Task directions
Repeat all the material exactly; pictures stay out of your copy.

Collected data
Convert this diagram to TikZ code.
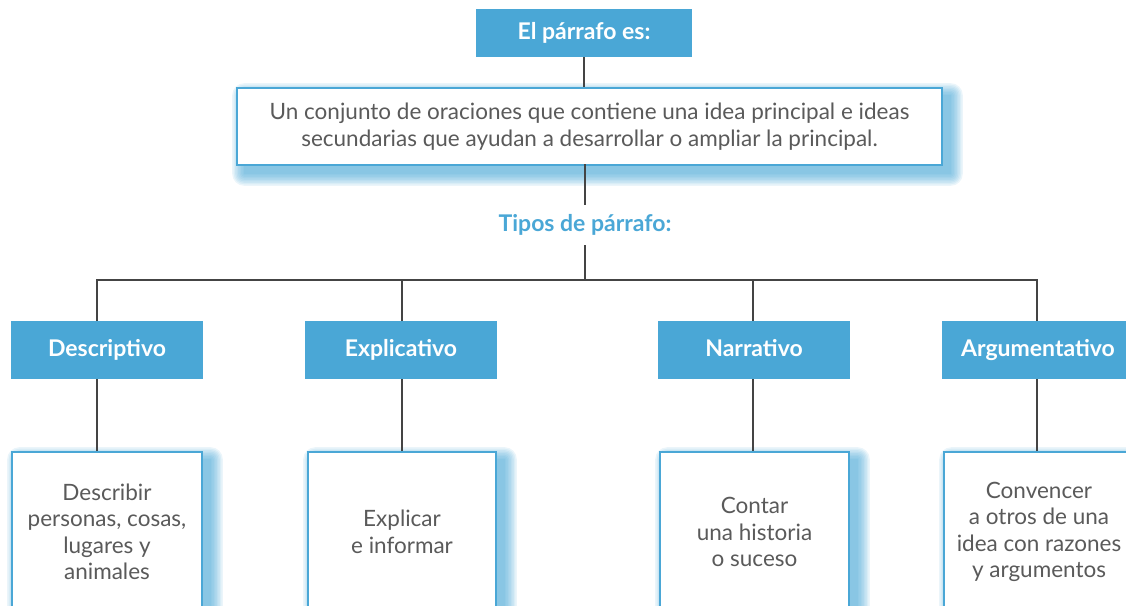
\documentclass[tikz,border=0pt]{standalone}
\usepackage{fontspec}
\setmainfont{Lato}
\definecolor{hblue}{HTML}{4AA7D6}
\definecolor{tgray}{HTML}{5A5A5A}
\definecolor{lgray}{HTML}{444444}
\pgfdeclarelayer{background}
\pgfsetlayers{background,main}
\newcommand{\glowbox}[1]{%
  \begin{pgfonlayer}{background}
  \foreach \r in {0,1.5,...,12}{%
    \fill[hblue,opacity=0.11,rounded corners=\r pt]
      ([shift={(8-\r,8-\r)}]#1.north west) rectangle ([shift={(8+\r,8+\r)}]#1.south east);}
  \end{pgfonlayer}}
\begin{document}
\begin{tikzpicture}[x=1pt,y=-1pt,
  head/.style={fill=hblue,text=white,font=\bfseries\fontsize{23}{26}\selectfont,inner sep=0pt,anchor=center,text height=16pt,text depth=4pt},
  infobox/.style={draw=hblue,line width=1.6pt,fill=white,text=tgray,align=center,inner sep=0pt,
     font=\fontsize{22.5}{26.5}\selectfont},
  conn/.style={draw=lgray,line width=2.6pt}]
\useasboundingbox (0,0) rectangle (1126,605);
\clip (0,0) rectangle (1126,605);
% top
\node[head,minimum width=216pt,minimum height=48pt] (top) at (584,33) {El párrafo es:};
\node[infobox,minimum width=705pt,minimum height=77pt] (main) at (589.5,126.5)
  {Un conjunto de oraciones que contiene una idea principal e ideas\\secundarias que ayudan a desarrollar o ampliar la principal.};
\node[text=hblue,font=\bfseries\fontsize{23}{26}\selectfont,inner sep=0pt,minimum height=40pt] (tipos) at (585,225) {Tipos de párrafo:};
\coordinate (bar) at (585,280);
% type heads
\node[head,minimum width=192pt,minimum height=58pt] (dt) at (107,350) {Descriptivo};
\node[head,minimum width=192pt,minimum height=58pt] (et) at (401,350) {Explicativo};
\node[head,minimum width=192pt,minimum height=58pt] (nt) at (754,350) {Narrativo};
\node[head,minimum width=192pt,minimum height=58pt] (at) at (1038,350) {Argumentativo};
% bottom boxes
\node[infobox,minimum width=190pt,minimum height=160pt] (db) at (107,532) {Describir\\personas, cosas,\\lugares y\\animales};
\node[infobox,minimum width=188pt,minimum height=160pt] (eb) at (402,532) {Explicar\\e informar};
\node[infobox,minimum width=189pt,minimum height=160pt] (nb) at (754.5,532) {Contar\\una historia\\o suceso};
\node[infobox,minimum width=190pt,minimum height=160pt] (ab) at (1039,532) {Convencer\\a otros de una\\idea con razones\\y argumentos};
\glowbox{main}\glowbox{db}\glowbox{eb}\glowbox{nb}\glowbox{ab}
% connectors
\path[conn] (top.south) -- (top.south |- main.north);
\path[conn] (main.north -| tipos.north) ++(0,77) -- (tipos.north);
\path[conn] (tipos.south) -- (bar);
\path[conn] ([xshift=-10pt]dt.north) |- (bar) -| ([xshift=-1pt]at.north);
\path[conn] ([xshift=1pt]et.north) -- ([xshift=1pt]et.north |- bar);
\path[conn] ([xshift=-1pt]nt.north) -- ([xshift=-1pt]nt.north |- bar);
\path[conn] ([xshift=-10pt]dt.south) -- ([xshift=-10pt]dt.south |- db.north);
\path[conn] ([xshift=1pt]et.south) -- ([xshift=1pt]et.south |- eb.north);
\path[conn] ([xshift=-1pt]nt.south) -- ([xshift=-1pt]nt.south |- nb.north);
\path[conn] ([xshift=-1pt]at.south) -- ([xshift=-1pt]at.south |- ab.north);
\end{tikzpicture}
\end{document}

Response to the task
Convert this diagram to TikZ code.
\documentclass[tikz,border=0pt]{standalone}
\usepackage{fontspec}
\setmainfont{Lato}
\definecolor{hblue}{HTML}{4AA7D6}
\definecolor{tgray}{HTML}{5A5A5A}
\definecolor{lgray}{HTML}{444444}
\pgfdeclarelayer{background}
\pgfsetlayers{background,main}
\newcommand{\glowbox}[1]{%
  \begin{pgfonlayer}{background}
  \foreach \r in {0,1.5,...,12}{%
    \fill[hblue,opacity=0.11,rounded corners=\r pt]
      ([shift={(8-\r,8-\r)}]#1.north west) rectangle ([shift={(8+\r,8+\r)}]#1.south east);}
  \end{pgfonlayer}}
\begin{document}
\begin{tikzpicture}[x=1pt,y=-1pt,
  head/.style={fill=hblue,text=white,font=\bfseries\fontsize{23}{26}\selectfont,inner sep=0pt,anchor=center,text height=16pt,text depth=4pt},
  infobox/.style={draw=hblue,line width=1.6pt,fill=white,text=tgray,align=center,inner sep=0pt,
     font=\fontsize{22.5}{26.5}\selectfont},
  conn/.style={draw=lgray,line width=2.6pt}]
\useasboundingbox (0,0) rectangle (1126,605);
\clip (0,0) rectangle (1126,605);
% top
\node[head,minimum width=216pt,minimum height=48pt] (top) at (584,33) {El párrafo es:};
\node[infobox,minimum width=705pt,minimum height=77pt] (main) at (589.5,126.5)
  {Un conjunto de oraciones que contiene una idea principal e ideas\\secundarias que ayudan a desarrollar o ampliar la principal.};
\node[text=hblue,font=\bfseries\fontsize{23}{26}\selectfont,inner sep=0pt,minimum height=40pt] (tipos) at (585,225) {Tipos de párrafo:};
\coordinate (bar) at (585,280);
% type heads
\node[head,minimum width=192pt,minimum height=58pt] (dt) at (107,350) {Descriptivo};
\node[head,minimum width=192pt,minimum height=58pt] (et) at (401,350) {Explicativo};
\node[head,minimum width=192pt,minimum height=58pt] (nt) at (754,350) {Narrativo};
\node[head,minimum width=192pt,minimum height=58pt] (at) at (1038,350) {Argumentativo};
% bottom boxes
\node[infobox,minimum width=190pt,minimum height=160pt] (db) at (107,532) {Describir\\personas, cosas,\\lugares y\\animales};
\node[infobox,minimum width=188pt,minimum height=160pt] (eb) at (402,532) {Explicar\\e informar};
\node[infobox,minimum width=189pt,minimum height=160pt] (nb) at (754.5,532) {Contar\\una historia\\o suceso};
\node[infobox,minimum width=190pt,minimum height=160pt] (ab) at (1039,532) {Convencer\\a otros de una\\idea con razones\\y argumentos};
\glowbox{main}\glowbox{db}\glowbox{eb}\glowbox{nb}\glowbox{ab}
% connectors
\path[conn] (top.south) -- (top.south |- main.north);
\path[conn] (main.north -| tipos.north) ++(0,77) -- (tipos.north);
\path[conn] (tipos.south) -- (bar);
\path[conn] ([xshift=-10pt]dt.north) |- (bar) -| ([xshift=-1pt]at.north);
\path[conn] ([xshift=1pt]et.north) -- ([xshift=1pt]et.north |- bar);
\path[conn] ([xshift=-1pt]nt.north) -- ([xshift=-1pt]nt.north |- bar);
\path[conn] ([xshift=-10pt]dt.south) -- ([xshift=-10pt]dt.south |- db.north);
\path[conn] ([xshift=1pt]et.south) -- ([xshift=1pt]et.south |- eb.north);
\path[conn] ([xshift=-1pt]nt.south) -- ([xshift=-1pt]nt.south |- nb.north);
\path[conn] ([xshift=-1pt]at.south) -- ([xshift=-1pt]at.south |- ab.north);
\end{tikzpicture}
\end{document}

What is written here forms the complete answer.